A tragédia da cheia não atingiu apenas o Estado do Mississippi, mas também muitos outros estados limítrofes. A fuga das populações foi massiva e estima-se que, só no Estado do Mississippi, um quarto de toda a população negra tenha emigrado para o Norte. E com ela muitos bluesmen. Quase sempre pela “Highway 61”…

No “Delta Blues Museum” de Clarksdale encontrei uma frase de um tal Mike Rewe, estudioso do “Chicago Blues”, que achei curiosa e que resume toda a história:

“While segregation created the blues, migration spread the message”


Quer isto dizer que se esta tragédia afetou em muito a situação do Mississippi e dos músicos do Delta, não afetou tanto os blues a nível nacional. Tanto mais que a indústria discográfica estava em verdadeira fase de expansão e que toda essa população negra deslocada para o Norte, impossibilitada de escutar “ao vivo” a música que no seu dia-a-dia sempre se tinham habituado a ouvir, vai tornar-se a população-alvo dos chamados “Race Records”.

As gravações de Blues não começaram nessa altura, mas muitos anos antes. Embora se trate de um instrumental que pouco tem a ver com o género vocal de que estou a falar, consta que a primeira gravação de uma música a conter blues no seu título foi “Memphis Blues”, que W.C. Hardy gravou para a Victor em 1914 (Mr. Zimmerman, que nestas coisas não perde pitada, far-lhe-á também uma referência no seu “Suck Inside the Mobile with the Memphis Blues Again…). Essas gravações tiveram uma difusão relativamente restrita, tanto mais que as condições de reprodução não estavam ao alcance de todas as bolsas.

Mas a tecnologia evoluiu, as condições e a qualidade de gravação e reprodução melhoraram significativamente com a chegada dos aparelhos Victrola  e dos novos 78 rpm mais leves e duráveis, tornando a música gravada mais acessível.
Neste novo contexto, muitas foram as companhias discográficas (Paramount, Victor, Okeh, …) que decidiram gravar a “música dos negros”, para uma minoria branca que já se mostrava interessada, mas sobretudo para uma imensa maioria negra.
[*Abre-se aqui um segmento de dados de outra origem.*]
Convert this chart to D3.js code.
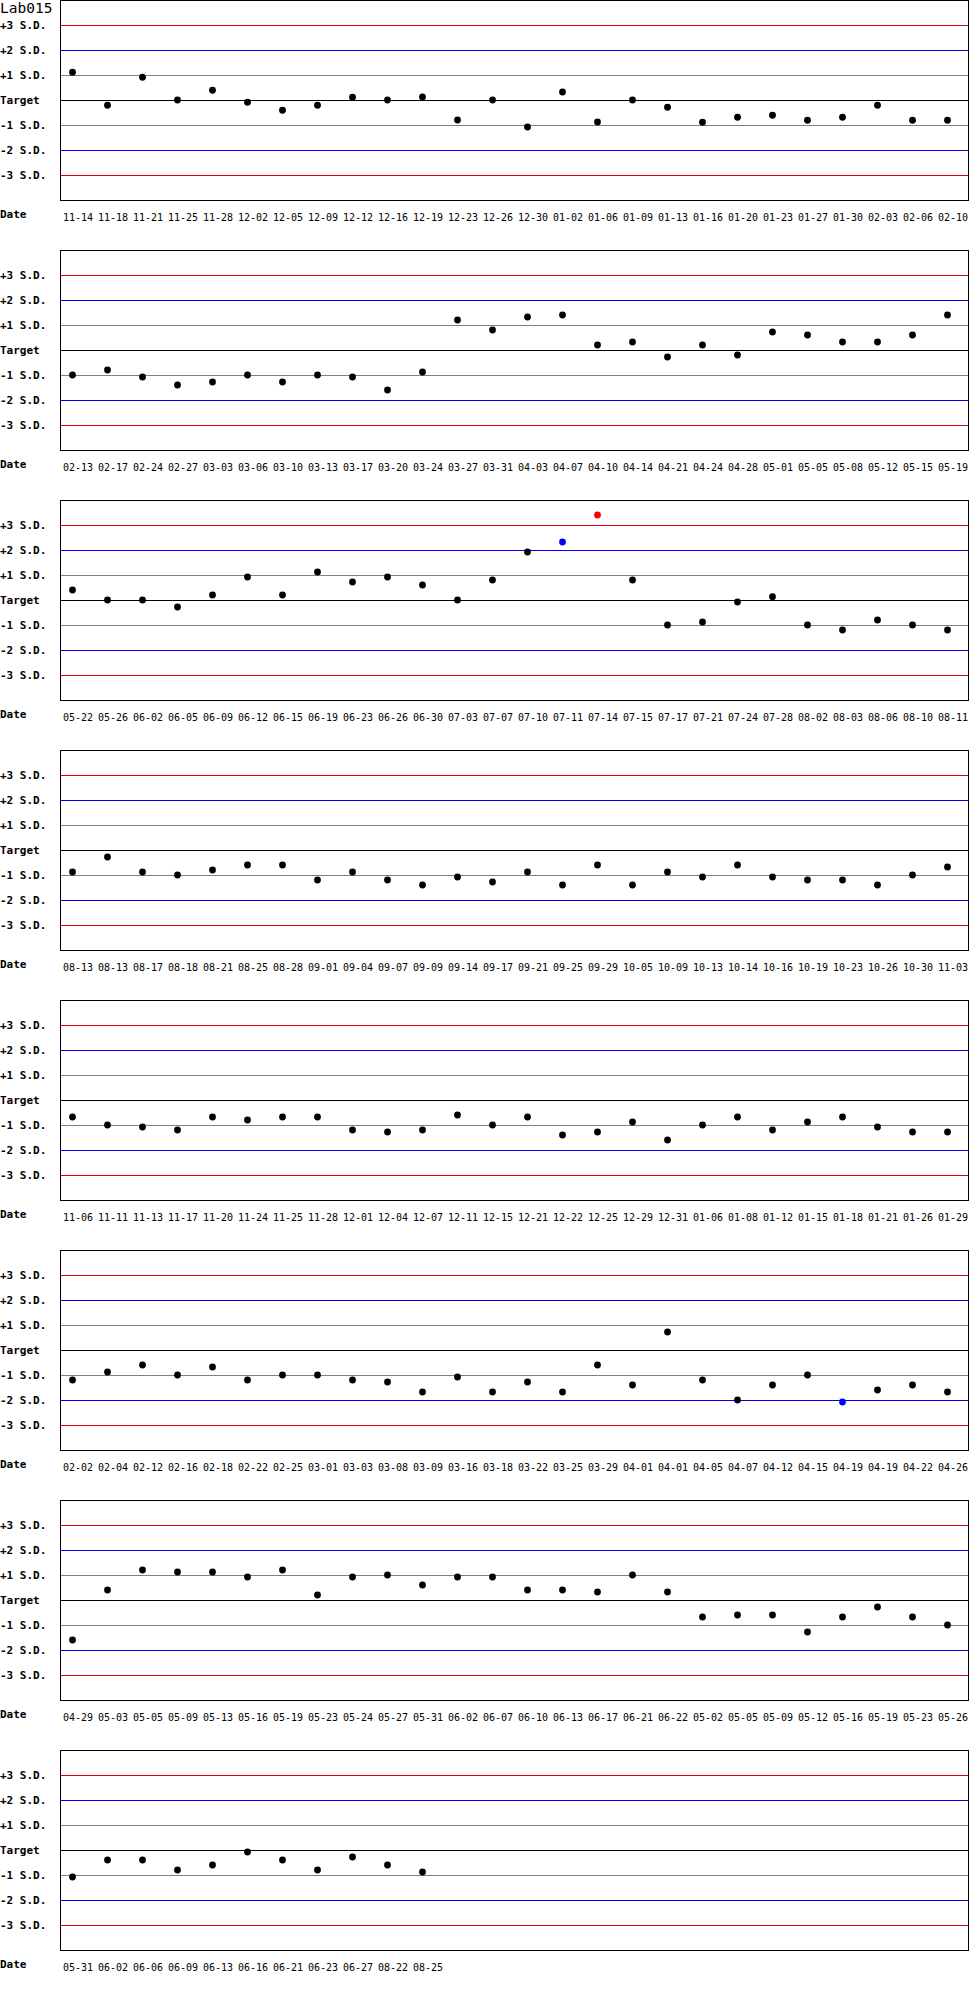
<!DOCTYPE html>
<html><head><meta charset="utf-8">
<script src="https://cdn.jsdelivr.net/npm/d3@7"></script>
<style>body{margin:0;background:#fff} svg{display:block}</style>
</head><body><svg id="c" width="970" height="2000"></svg>
<script>
const chartTitle = "Lab015";
const axisTitle = "Date";
const sdLevels = [3, 2, 1, 0, -1, -2, -3];
const sdLabels = ["+3 S.D.", "+2 S.D.", "+1 S.D.", "Target", "-1 S.D.", "-2 S.D.", "-3 S.D."];

const dates1 = ["11-14","11-18","11-21","11-25","11-28","12-02","12-05","12-09","12-12","12-16","12-19","12-23","12-26","12-30","01-02","01-06","01-09","01-13","01-16","01-20","01-23","01-27","01-30","02-03","02-06","02-10"];
const values1 = [1.11,-0.21,0.91,0,0.39,-0.09,-0.41,-0.21,0.11,0,0.12,-0.8,0,-1.08,0.32,-0.88,0,-0.29,-0.89,-0.69,-0.61,-0.81,-0.69,-0.21,-0.81,-0.81];

const dates2 = ["02-13","02-17","02-24","02-27","03-03","03-06","03-10","03-13","03-17","03-20","03-24","03-27","03-31","04-03","04-07","04-10","04-14","04-21","04-24","04-28","05-01","05-05","05-08","05-12","05-15","05-19"];
const values2 = [-1.0,-0.8,-1.08,-1.4,-1.28,-1.0,-1.28,-1.0,-1.08,-1.6,-0.88,1.2,0.8,1.32,1.4,0.2,0.32,-0.28,0.2,-0.2,0.72,0.6,0.32,0.32,0.6,1.4];

const dates3 = ["05-22","05-26","06-02","06-05","06-09","06-12","06-15","06-19","06-23","06-26","06-30","07-03","07-07","07-10","07-11","07-14","07-15","07-17","07-21","07-24","07-28","08-02","08-03","08-06","08-10","08-11"];
const values3 = [0.4,0,0,-0.28,0.2,0.92,0.2,1.12,0.72,0.92,0.6,0,0.8,1.92,2.32,3.4,0.8,-1.0,-0.88,-0.08,0.13,-1.0,-1.2,-0.8,-1.0,-1.2];

const dates4 = ["08-13","08-13","08-17","08-18","08-21","08-25","08-28","09-01","09-04","09-07","09-09","09-14","09-17","09-21","09-25","09-29","10-05","10-09","10-13","10-14","10-16","10-19","10-23","10-26","10-30","11-03"];
const values4 = [-0.88,-0.28,-0.88,-1.0,-0.8,-0.6,-0.6,-1.2,-0.88,-1.2,-1.4,-1.08,-1.28,-0.88,-1.4,-0.6,-1.4,-0.88,-1.08,-0.6,-1.08,-1.2,-1.2,-1.4,-1.0,-0.68];

const dates5 = ["11-06","11-11","11-13","11-17","11-20","11-24","11-25","11-28","12-01","12-04","12-07","12-11","12-15","12-21","12-22","12-25","12-29","12-31","01-06","01-08","01-12","01-15","01-18","01-21","01-26","01-29"];
const values5 = [-0.68,-1.0,-1.08,-1.2,-0.68,-0.8,-0.68,-0.68,-1.2,-1.28,-1.2,-0.6,-1.0,-0.68,-1.4,-1.28,-0.88,-1.6,-1.0,-0.68,-1.2,-0.88,-0.68,-1.08,-1.28,-1.28];

const dates6 = ["02-02","02-04","02-12","02-16","02-18","02-22","02-25","03-01","03-03","03-08","03-09","03-16","03-18","03-22","03-25","03-29","04-01","04-01","04-05","04-07","04-12","04-15","04-19","04-19","04-22","04-26"];
const values6 = [-1.2,-0.88,-0.6,-1.0,-0.68,-1.2,-1.0,-1.0,-1.2,-1.28,-1.68,-1.08,-1.68,-1.28,-1.68,-0.6,-1.4,0.72,-1.2,-2.0,-1.4,-1.0,-2.08,-1.6,-1.4,-1.68];

const dates7 = ["04-29","05-03","05-05","05-09","05-13","05-16","05-19","05-23","05-24","05-27","05-31","06-02","06-07","06-10","06-13","06-17","06-21","06-22","05-02","05-05","05-09","05-12","05-16","05-19","05-23","05-26"];
const values7 = [-1.6,0.4,1.2,1.12,1.12,0.92,1.2,0.2,0.92,1.0,0.6,0.92,0.92,0.4,0.4,0.32,1.0,0.32,-0.68,-0.6,-0.6,-1.28,-0.68,-0.28,-0.68,-1.0];

const dates8 = ["05-31","06-02","06-06","06-09","06-13","06-16","06-21","06-23","06-27","08-22","08-25"];
const values8 = [-1.08,-0.4,-0.4,-0.8,-0.6,-0.08,-0.4,-0.8,-0.28,-0.6,-0.88];

const panels = [
  {dates: dates1, values: values1},
  {dates: dates2, values: values2},
  {dates: dates3, values: values3},
  {dates: dates4, values: values4},
  {dates: dates5, values: values5},
  {dates: dates6, values: values6},
  {dates: dates7, values: values7},
  {dates: dates8, values: values8}
];

const svg = d3.select("#c");
const PANEL_STEP = 250;
const x = d3.scaleLinear().domain([0, 25]).range([72.5, 947.5]);
const y = d3.scaleLinear().domain([-4, 4]).range([200, 0]);
const PLOT_L = 60, PLOT_R = 968;

function lineColor(v) {
  const a = Math.abs(v);
  if (a === 3) return "#e00000";
  if (a === 2) return "#0000e6";
  if (a === 1) return "#808080";
  return "#000000";
}
function pointColor(v) {
  const a = Math.abs(v);
  if (a > 3) return "#ff0000";
  if (a > 2) return "#0000ff";
  return "#000000";
}

panels.forEach((p, k) => {
  const g = svg.append("g").attr("transform", `translate(0,${k * PANEL_STEP})`);

  // reference lines
  g.selectAll("line.ref").data(sdLevels).join("line")
    .attr("class", "ref")
    .attr("x1", PLOT_L).attr("x2", PLOT_R)
    .attr("y1", d => Math.round(y(d)) + 0.5)
    .attr("y2", d => Math.round(y(d)) + 0.5)
    .attr("stroke", d => lineColor(d))
    .attr("stroke-width", 1)
    .attr("shape-rendering", "crispEdges");

  // plot frame
  g.append("rect")
    .attr("x", PLOT_L + 0.5).attr("y", 0.5)
    .attr("width", PLOT_R - PLOT_L).attr("height", 200)
    .attr("fill", "none").attr("stroke", "#000").attr("stroke-width", 1)
    .attr("shape-rendering", "crispEdges");

  // y labels via axis
  const yAxis = d3.axisLeft(y).tickValues(sdLevels)
    .tickFormat((d, i) => sdLabels[i]).tickSize(0);
  const ya = g.append("g").call(yAxis);
  ya.select(".domain").remove();
  ya.selectAll("text")
    .attr("text-anchor", "start").attr("x", 0).attr("dy", "0.36em")
    .attr("fill", "#000")
    .style("font-family", "'DejaVu Sans Mono', monospace")
    .style("font-weight", "bold")
    .style("font-size", "11px");

  // x labels via axis
  const xAxis = d3.axisBottom(x).tickValues(d3.range(p.dates.length))
    .tickFormat(i => p.dates[i]).tickSize(0);
  const xa = g.append("g").attr("transform", "translate(0,200)").call(xAxis);
  xa.select(".domain").remove();
  xa.selectAll("text")
    .attr("text-anchor", "start").attr("x", -10).attr("y", 21).attr("dy", 0)
    .attr("fill", "#000")
    .style("font-family", "'DejaVu Sans Mono', monospace")
    .style("font-size", "10px");

  g.append("text").attr("x", 0).attr("y", 218).text(axisTitle)
    .style("font-family", "'DejaVu Sans Mono', monospace")
    .style("font-weight", "bold").style("font-size", "11px");

  // points
  g.selectAll("circle.pt").data(p.values).join("circle")
    .attr("class", "pt")
    .attr("cx", (d, i) => x(i))
    .attr("cy", d => y(d))
    .attr("r", 3.4)
    .attr("fill", d => pointColor(d));

  if (k === 0) {
    g.append("text").attr("x", 0).attr("y", 13).text(chartTitle)
      .style("font-family", "'DejaVu Sans Mono', monospace")
      .style("font-size", "14.5px");
  }
});
</script></body></html>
São esses discos interpretados por negros, muitas vezes gravados por negros e maioritariamente destinados à população negra que vieram a ser designados por “Race Records”. Esse “boom” discográfico sofreu um forte abalo com o “crash” de 1929, mas algumas editoras sobreviveram e a situação voltou a melhorar durante a década de 30, quando o New Deal de Roosevelt deu uma oportunidade de melhores condições de vida a uma boa parte da população americana.  


Um outro acontecimento que muito ajudou à difusão do Blues nesses tempos, e ao sucesso comercial dos discos, foi o início das emissões radiofónicas. Algumas dessas Rádios, na década de 40, eram geridas por negros e destinadas, maioritariamente, à população negra. Foi o caso da WROX, de Clarksdale, e da WDIA de Memphis, onde se iniciou B.B. King.       
Vou terminar regressando à Highway 61, para vos dizer que é curioso que uma estrada tão importante para a história do  blues tenha tido, na época, tão poucas canções a imortaliza-la…  Só a partir da década de 50 começam a surgir algumas músicas que lhe são inteiramente dedicadas. Nenhuma delas fará parte da Grande História, mas talvez as de Mississippi Fred McDowell e de James “Son” Thomas (“61 Highway Blue”) sejam as mais interessantes. Embora o primeiro devesse estar perdido de bêbado quando imaginou a estrada a passar em New York City, coisa que nunca aconteceu…!

Fontes:
Não sendo eu um historiador do “Blues”, todo o conhecimento que tenho é em segunda mão. Assim sendo, para a preparação desta minha viagem foi importante a leitura ou releitura das seguintes obras: “Alan Lomax – The Land Where the Blues Began, 1993”; “Roger Stolle – Hidden Story of Mississippi Blues, 2011”; “Robert Santelli e Outros – American Roots Music, 2001”; “Howard Mandell – The Illustrated Encyclopedia of Jazz and Blues, 2005”, de que existe tradução portuguesa nas Edições Afrontamento.
Importante foi também, como não podia deixar de ser, a revisão dos 7 episódios de Martin “Scorsese Presents the Blues”.
A tudo isto acresceu o que aprendi e registei em todos os museus que visitei e nos lugares históricos por onde passei.